# [DATA TO USE]
──────────────────────────────

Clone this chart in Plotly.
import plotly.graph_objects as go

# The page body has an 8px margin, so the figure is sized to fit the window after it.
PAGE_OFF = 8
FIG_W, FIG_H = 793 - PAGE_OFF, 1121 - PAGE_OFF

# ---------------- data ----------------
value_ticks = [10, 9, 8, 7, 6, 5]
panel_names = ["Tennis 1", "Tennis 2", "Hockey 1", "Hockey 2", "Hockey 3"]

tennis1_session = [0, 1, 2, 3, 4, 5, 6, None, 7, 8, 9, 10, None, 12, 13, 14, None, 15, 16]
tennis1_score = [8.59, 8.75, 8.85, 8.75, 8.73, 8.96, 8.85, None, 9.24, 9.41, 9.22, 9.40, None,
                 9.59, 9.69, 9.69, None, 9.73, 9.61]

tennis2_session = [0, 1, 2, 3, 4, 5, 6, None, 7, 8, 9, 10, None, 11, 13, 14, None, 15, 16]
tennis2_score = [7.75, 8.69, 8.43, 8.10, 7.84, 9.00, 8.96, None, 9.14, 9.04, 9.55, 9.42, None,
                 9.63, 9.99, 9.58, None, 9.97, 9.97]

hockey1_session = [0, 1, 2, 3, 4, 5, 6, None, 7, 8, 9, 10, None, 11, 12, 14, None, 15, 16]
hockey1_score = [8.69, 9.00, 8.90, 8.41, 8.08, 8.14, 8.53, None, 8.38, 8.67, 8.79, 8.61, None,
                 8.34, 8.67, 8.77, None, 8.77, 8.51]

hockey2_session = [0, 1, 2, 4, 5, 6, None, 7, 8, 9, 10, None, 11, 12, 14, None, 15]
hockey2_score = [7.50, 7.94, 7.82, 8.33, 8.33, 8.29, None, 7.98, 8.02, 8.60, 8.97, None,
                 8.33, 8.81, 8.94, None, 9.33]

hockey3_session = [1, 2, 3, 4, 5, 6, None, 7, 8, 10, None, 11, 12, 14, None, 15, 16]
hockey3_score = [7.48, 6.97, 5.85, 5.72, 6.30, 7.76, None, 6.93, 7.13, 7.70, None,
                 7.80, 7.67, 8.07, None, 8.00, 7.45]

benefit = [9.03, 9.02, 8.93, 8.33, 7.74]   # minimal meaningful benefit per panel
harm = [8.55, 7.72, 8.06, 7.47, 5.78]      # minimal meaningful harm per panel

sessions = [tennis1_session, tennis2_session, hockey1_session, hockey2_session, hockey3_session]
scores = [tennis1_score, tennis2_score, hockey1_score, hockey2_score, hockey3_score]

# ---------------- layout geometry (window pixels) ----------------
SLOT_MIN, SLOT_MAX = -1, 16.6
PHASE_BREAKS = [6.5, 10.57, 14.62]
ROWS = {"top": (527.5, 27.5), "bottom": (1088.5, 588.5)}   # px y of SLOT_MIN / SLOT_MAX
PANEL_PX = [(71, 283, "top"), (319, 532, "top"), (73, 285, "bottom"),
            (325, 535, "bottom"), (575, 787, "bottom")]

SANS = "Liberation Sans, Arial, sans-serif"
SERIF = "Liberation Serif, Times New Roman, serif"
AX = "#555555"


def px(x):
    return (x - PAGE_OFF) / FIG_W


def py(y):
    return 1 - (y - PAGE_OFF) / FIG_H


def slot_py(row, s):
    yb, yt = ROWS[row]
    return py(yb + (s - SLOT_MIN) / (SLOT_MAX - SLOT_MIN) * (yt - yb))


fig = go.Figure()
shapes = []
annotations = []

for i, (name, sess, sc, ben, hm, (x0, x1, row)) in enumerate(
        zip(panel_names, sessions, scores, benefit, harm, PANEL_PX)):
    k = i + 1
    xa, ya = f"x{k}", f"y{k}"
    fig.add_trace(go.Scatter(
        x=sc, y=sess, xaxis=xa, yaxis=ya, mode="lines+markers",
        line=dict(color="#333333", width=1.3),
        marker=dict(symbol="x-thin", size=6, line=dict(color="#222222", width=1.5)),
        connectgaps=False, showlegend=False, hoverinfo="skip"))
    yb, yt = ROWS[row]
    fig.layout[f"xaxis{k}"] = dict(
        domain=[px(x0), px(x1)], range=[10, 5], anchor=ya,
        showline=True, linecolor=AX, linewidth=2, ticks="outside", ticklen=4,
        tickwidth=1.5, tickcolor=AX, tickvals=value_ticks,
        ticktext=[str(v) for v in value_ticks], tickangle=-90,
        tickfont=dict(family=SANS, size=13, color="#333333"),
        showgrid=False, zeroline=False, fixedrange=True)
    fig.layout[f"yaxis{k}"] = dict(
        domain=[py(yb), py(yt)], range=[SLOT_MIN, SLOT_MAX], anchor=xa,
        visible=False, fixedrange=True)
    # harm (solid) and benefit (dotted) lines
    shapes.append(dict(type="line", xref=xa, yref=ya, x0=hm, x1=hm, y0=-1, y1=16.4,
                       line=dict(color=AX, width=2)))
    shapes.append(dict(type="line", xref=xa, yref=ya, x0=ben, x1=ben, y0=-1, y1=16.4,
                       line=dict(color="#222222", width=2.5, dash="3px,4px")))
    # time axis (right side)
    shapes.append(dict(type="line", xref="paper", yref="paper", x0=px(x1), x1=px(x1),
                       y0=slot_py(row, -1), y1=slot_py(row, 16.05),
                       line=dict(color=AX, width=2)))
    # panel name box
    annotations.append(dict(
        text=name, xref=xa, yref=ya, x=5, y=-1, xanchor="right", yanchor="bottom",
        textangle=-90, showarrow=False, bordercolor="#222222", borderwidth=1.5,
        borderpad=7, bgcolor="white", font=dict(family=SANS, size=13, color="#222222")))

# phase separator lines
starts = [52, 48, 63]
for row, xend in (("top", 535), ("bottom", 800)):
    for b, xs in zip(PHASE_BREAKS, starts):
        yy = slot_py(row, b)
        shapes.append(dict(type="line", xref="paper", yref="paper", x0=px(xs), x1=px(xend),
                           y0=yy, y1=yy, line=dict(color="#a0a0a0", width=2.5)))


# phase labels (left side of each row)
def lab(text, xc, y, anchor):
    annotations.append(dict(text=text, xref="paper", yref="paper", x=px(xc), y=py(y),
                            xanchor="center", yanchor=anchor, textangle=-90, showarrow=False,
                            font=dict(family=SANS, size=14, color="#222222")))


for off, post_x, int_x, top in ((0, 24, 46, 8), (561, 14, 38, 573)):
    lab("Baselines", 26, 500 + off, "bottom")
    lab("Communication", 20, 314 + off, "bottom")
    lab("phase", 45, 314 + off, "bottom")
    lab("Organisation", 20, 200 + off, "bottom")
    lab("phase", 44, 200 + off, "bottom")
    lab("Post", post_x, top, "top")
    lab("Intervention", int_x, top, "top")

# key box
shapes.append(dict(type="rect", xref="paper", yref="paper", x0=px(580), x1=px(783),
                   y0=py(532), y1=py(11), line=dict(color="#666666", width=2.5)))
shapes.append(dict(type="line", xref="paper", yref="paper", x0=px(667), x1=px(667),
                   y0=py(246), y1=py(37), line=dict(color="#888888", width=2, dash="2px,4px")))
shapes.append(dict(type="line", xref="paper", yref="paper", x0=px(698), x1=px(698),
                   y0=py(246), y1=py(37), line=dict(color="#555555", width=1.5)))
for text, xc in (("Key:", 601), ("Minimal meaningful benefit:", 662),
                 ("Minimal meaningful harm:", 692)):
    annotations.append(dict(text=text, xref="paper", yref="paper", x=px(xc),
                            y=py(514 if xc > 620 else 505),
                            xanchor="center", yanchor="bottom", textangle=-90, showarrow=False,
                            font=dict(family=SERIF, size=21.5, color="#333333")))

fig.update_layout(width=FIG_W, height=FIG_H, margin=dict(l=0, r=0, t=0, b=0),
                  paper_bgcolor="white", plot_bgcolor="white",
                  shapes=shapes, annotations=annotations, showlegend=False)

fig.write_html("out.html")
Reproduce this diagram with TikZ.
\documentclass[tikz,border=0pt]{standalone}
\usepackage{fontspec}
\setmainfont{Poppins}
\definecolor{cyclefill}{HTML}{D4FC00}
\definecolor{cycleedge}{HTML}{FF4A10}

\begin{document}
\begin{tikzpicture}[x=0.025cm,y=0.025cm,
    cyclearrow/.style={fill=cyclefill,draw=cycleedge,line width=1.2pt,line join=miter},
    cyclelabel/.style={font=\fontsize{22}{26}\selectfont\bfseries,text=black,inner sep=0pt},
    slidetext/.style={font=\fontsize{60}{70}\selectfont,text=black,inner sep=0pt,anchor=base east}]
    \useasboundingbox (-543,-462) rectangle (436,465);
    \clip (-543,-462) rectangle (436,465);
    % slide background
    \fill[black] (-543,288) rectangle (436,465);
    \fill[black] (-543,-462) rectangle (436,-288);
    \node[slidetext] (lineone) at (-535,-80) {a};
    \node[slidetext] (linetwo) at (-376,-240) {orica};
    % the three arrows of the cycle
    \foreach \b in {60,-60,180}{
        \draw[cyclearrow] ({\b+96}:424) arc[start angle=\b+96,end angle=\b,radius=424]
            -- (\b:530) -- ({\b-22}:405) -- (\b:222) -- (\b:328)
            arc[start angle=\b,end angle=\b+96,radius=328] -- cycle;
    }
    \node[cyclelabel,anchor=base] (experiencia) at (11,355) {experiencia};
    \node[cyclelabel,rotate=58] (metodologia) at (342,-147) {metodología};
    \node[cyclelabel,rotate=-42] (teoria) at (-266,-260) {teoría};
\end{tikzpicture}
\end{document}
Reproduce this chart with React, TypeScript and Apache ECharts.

──────────────────────────────

# [TASK STATEMENT]
From the line containing "Reproduce this diagram with TikZ." down to the last line, reproduce the records exactly. Include both ends.

# [WRITTEN ANSWER]
Reproduce this diagram with TikZ.
\documentclass[tikz,border=0pt]{standalone}
\usepackage{fontspec}
\setmainfont{Poppins}
\definecolor{cyclefill}{HTML}{D4FC00}
\definecolor{cycleedge}{HTML}{FF4A10}

\begin{document}
\begin{tikzpicture}[x=0.025cm,y=0.025cm,
    cyclearrow/.style={fill=cyclefill,draw=cycleedge,line width=1.2pt,line join=miter},
    cyclelabel/.style={font=\fontsize{22}{26}\selectfont\bfseries,text=black,inner sep=0pt},
    slidetext/.style={font=\fontsize{60}{70}\selectfont,text=black,inner sep=0pt,anchor=base east}]
    \useasboundingbox (-543,-462) rectangle (436,465);
    \clip (-543,-462) rectangle (436,465);
    % slide background
    \fill[black] (-543,288) rectangle (436,465);
    \fill[black] (-543,-462) rectangle (436,-288);
    \node[slidetext] (lineone) at (-535,-80) {a};
    \node[slidetext] (linetwo) at (-376,-240) {orica};
    % the three arrows of the cycle
    \foreach \b in {60,-60,180}{
        \draw[cyclearrow] ({\b+96}:424) arc[start angle=\b+96,end angle=\b,radius=424]
            -- (\b:530) -- ({\b-22}:405) -- (\b:222) -- (\b:328)
            arc[start angle=\b,end angle=\b+96,radius=328] -- cycle;
    }
    \node[cyclelabel,anchor=base] (experiencia) at (11,355) {experiencia};
    \node[cyclelabel,rotate=58] (metodologia) at (342,-147) {metodología};
    \node[cyclelabel,rotate=-42] (teoria) at (-266,-260) {teoría};
\end{tikzpicture}
\end{document}
Reproduce this chart with React, TypeScript and Apache ECharts.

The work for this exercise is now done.